Your goal.
Go through the listing and write out all of it exactly.

Information provided.
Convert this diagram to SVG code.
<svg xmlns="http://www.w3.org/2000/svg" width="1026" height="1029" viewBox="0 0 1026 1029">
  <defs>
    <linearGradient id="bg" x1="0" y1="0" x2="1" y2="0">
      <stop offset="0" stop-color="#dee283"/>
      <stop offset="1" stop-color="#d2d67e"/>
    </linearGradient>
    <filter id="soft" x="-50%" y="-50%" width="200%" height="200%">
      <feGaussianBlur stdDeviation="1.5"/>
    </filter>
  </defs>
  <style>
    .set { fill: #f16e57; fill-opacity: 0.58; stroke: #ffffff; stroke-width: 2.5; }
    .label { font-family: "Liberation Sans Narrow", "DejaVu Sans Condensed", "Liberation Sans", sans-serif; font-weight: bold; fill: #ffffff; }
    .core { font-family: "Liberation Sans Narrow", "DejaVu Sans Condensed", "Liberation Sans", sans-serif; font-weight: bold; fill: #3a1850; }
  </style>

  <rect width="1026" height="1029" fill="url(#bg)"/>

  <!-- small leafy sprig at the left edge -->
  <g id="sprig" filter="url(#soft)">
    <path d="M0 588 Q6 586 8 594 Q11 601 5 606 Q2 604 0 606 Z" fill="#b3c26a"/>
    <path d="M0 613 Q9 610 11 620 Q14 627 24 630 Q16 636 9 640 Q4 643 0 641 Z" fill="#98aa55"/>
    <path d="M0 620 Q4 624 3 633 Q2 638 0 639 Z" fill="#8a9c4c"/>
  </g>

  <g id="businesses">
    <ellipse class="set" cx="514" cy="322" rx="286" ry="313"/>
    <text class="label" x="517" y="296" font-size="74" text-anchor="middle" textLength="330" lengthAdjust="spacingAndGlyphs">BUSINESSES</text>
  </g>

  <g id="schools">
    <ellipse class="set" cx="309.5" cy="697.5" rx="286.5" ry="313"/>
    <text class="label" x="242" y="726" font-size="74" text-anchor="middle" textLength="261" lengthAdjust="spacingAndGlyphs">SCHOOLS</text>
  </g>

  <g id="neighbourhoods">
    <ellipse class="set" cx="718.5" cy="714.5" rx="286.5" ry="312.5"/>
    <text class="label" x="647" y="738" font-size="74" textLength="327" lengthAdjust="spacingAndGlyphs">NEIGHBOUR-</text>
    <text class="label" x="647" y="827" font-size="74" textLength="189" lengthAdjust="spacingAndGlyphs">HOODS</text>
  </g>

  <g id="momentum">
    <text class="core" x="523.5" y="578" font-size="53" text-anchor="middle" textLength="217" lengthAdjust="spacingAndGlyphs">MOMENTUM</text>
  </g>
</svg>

Expected answer.
Convert this diagram to SVG code.
<svg xmlns="http://www.w3.org/2000/svg" width="1026" height="1029" viewBox="0 0 1026 1029">
  <defs>
    <linearGradient id="bg" x1="0" y1="0" x2="1" y2="0">
      <stop offset="0" stop-color="#dee283"/>
      <stop offset="1" stop-color="#d2d67e"/>
    </linearGradient>
    <filter id="soft" x="-50%" y="-50%" width="200%" height="200%">
      <feGaussianBlur stdDeviation="1.5"/>
    </filter>
  </defs>
  <style>
    .set { fill: #f16e57; fill-opacity: 0.58; stroke: #ffffff; stroke-width: 2.5; }
    .label { font-family: "Liberation Sans Narrow", "DejaVu Sans Condensed", "Liberation Sans", sans-serif; font-weight: bold; fill: #ffffff; }
    .core { font-family: "Liberation Sans Narrow", "DejaVu Sans Condensed", "Liberation Sans", sans-serif; font-weight: bold; fill: #3a1850; }
  </style>

  <rect width="1026" height="1029" fill="url(#bg)"/>

  <!-- small leafy sprig at the left edge -->
  <g id="sprig" filter="url(#soft)">
    <path d="M0 588 Q6 586 8 594 Q11 601 5 606 Q2 604 0 606 Z" fill="#b3c26a"/>
    <path d="M0 613 Q9 610 11 620 Q14 627 24 630 Q16 636 9 640 Q4 643 0 641 Z" fill="#98aa55"/>
    <path d="M0 620 Q4 624 3 633 Q2 638 0 639 Z" fill="#8a9c4c"/>
  </g>

  <g id="businesses">
    <ellipse class="set" cx="514" cy="322" rx="286" ry="313"/>
    <text class="label" x="517" y="296" font-size="74" text-anchor="middle" textLength="330" lengthAdjust="spacingAndGlyphs">BUSINESSES</text>
  </g>

  <g id="schools">
    <ellipse class="set" cx="309.5" cy="697.5" rx="286.5" ry="313"/>
    <text class="label" x="242" y="726" font-size="74" text-anchor="middle" textLength="261" lengthAdjust="spacingAndGlyphs">SCHOOLS</text>
  </g>

  <g id="neighbourhoods">
    <ellipse class="set" cx="718.5" cy="714.5" rx="286.5" ry="312.5"/>
    <text class="label" x="647" y="738" font-size="74" textLength="327" lengthAdjust="spacingAndGlyphs">NEIGHBOUR-</text>
    <text class="label" x="647" y="827" font-size="74" textLength="189" lengthAdjust="spacingAndGlyphs">HOODS</text>
  </g>

  <g id="momentum">
    <text class="core" x="523.5" y="578" font-size="53" text-anchor="middle" textLength="217" lengthAdjust="spacingAndGlyphs">MOMENTUM</text>
  </g>
</svg>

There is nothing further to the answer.